Please retype the records below exactly, leaving out any pictures.

Data extracted from a collection:
※ ※ ※

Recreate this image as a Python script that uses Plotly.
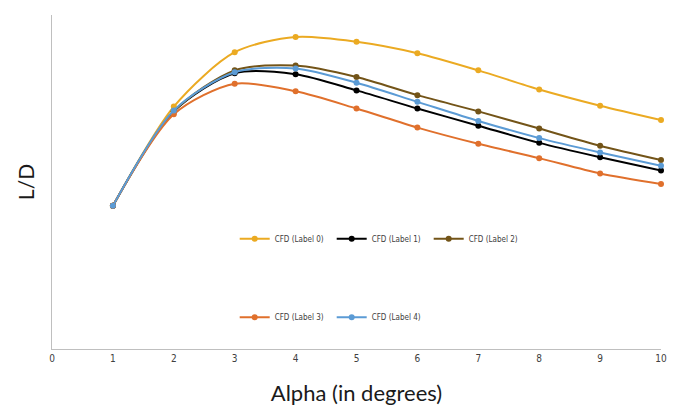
import plotly.graph_objects as go

alpha = [1, 2, 3, 4, 5, 6, 7, 8, 9, 10]
label0 = [15.0, 25.4, 31.1, 32.7, 32.2, 31.0, 29.2, 27.2, 25.5, 24.0]
label1 = [15.0, 24.9, 28.9, 28.8, 27.1, 25.2, 23.4, 21.6, 20.1, 18.7]
label2 = [15.0, 24.9, 29.2, 29.7, 28.5, 26.6, 24.9, 23.1, 21.3, 19.8]
label3 = [15.0, 24.6, 27.8, 27.0, 25.2, 23.2, 21.5, 20.0, 18.4, 17.3]
label4 = [15.0, 25.0, 29.0, 29.4, 27.9, 25.9, 23.9, 22.1, 20.6, 19.2]
names = ["CFD (Label 0)", "CFD (Label 1)", "CFD (Label 2)", "CFD (Label 3)", "CFD (Label 4)"]
colors = ["#EBAA22", "#000000", "#735418", "#E0702C", "#5B9BD5"]
series = [label0, label1, label2, label3, label4]
legend_ids = ["legend", "legend", "legend", "legend2", "legend2"]

fig = go.Figure()
for nm, col, ys, lg in zip(names, colors, series, legend_ids):
    fig.add_trace(go.Scatter(
        x=alpha, y=ys, name=nm, mode="lines+markers",
        line=dict(color=col, width=2, shape="spline", smoothing=0.8),
        marker=dict(color=col, size=6),
        cliponaxis=False, legend=lg,
    ))

narrow = "DejaVu Sans Condensed, Liberation Sans Narrow, sans-serif"
legend_font = dict(family=narrow, size=8, color="#404040")
fig.update_layout(
    width=672, height=400,
    margin=dict(l=44, r=19, t=7, b=56),
    paper_bgcolor="white", plot_bgcolor="white",
    showlegend=True,
    legend=dict(orientation="h", x=0.30, xanchor="left", y=0.33, yanchor="middle",
                font=legend_font, bgcolor="rgba(0,0,0,0)", entrywidth=52, itemwidth=30),
    legend2=dict(orientation="h", x=0.30, xanchor="left", y=0.095, yanchor="middle",
                 font=legend_font, bgcolor="rgba(0,0,0,0)", entrywidth=52, itemwidth=30),
    xaxis=dict(range=[0, 10], tickmode="array", tickvals=list(range(0, 11)),
               showgrid=False, zeroline=False, showline=True, linecolor="#BFBFBF", linewidth=1,
               ticks="", tickfont=dict(family=narrow, size=10, color="#404040"),
               title=dict(text="Alpha (in degrees)", standoff=22,
                          font=dict(family="Lato, sans-serif", size=22, color="#1a1a1a"))),
    yaxis=dict(range=[0, 35], showticklabels=False, showgrid=False, zeroline=False,
               showline=True, linecolor="#BFBFBF", linewidth=1, ticks="",
               title=dict(text="L/D", standoff=10,
                          font=dict(family="Lato, sans-serif", size=21, color="#1a1a1a"))),
)
fig.write_html("out.html")
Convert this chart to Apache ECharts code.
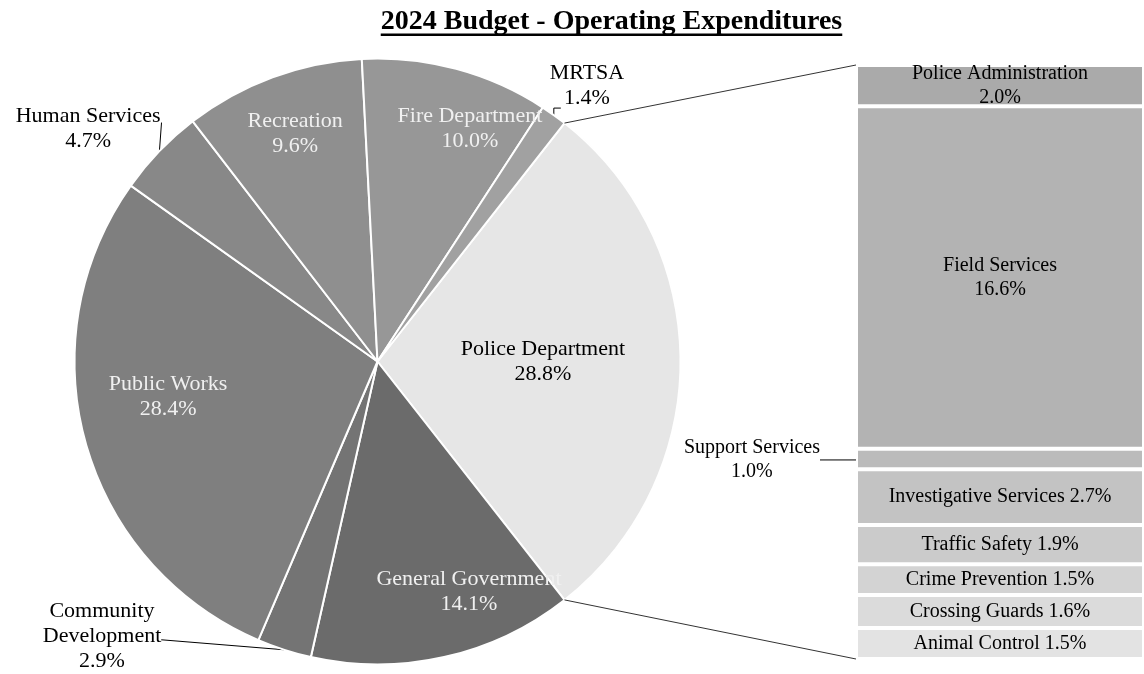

※ ※ ※

#### THE OUTPUT
Recreate this image as a Python script that uses Plotly.
import plotly.graph_objects as go

alpha = [1, 2, 3, 4, 5, 6, 7, 8, 9, 10]
label0 = [15.0, 25.4, 31.1, 32.7, 32.2, 31.0, 29.2, 27.2, 25.5, 24.0]
label1 = [15.0, 24.9, 28.9, 28.8, 27.1, 25.2, 23.4, 21.6, 20.1, 18.7]
label2 = [15.0, 24.9, 29.2, 29.7, 28.5, 26.6, 24.9, 23.1, 21.3, 19.8]
label3 = [15.0, 24.6, 27.8, 27.0, 25.2, 23.2, 21.5, 20.0, 18.4, 17.3]
label4 = [15.0, 25.0, 29.0, 29.4, 27.9, 25.9, 23.9, 22.1, 20.6, 19.2]
names = ["CFD (Label 0)", "CFD (Label 1)", "CFD (Label 2)", "CFD (Label 3)", "CFD (Label 4)"]
colors = ["#EBAA22", "#000000", "#735418", "#E0702C", "#5B9BD5"]
series = [label0, label1, label2, label3, label4]
legend_ids = ["legend", "legend", "legend", "legend2", "legend2"]

fig = go.Figure()
for nm, col, ys, lg in zip(names, colors, series, legend_ids):
    fig.add_trace(go.Scatter(
        x=alpha, y=ys, name=nm, mode="lines+markers",
        line=dict(color=col, width=2, shape="spline", smoothing=0.8),
        marker=dict(color=col, size=6),
        cliponaxis=False, legend=lg,
    ))

narrow = "DejaVu Sans Condensed, Liberation Sans Narrow, sans-serif"
legend_font = dict(family=narrow, size=8, color="#404040")
fig.update_layout(
    width=672, height=400,
    margin=dict(l=44, r=19, t=7, b=56),
    paper_bgcolor="white", plot_bgcolor="white",
    showlegend=True,
    legend=dict(orientation="h", x=0.30, xanchor="left", y=0.33, yanchor="middle",
                font=legend_font, bgcolor="rgba(0,0,0,0)", entrywidth=52, itemwidth=30),
    legend2=dict(orientation="h", x=0.30, xanchor="left", y=0.095, yanchor="middle",
                 font=legend_font, bgcolor="rgba(0,0,0,0)", entrywidth=52, itemwidth=30),
    xaxis=dict(range=[0, 10], tickmode="array", tickvals=list(range(0, 11)),
               showgrid=False, zeroline=False, showline=True, linecolor="#BFBFBF", linewidth=1,
               ticks="", tickfont=dict(family=narrow, size=10, color="#404040"),
               title=dict(text="Alpha (in degrees)", standoff=22,
                          font=dict(family="Lato, sans-serif", size=22, color="#1a1a1a"))),
    yaxis=dict(range=[0, 35], showticklabels=False, showgrid=False, zeroline=False,
               showline=True, linecolor="#BFBFBF", linewidth=1, ticks="",
               title=dict(text="L/D", standoff=10,
                          font=dict(family="Lato, sans-serif", size=21, color="#1a1a1a"))),
)
fig.write_html("out.html")
Convert this chart to Apache ECharts code.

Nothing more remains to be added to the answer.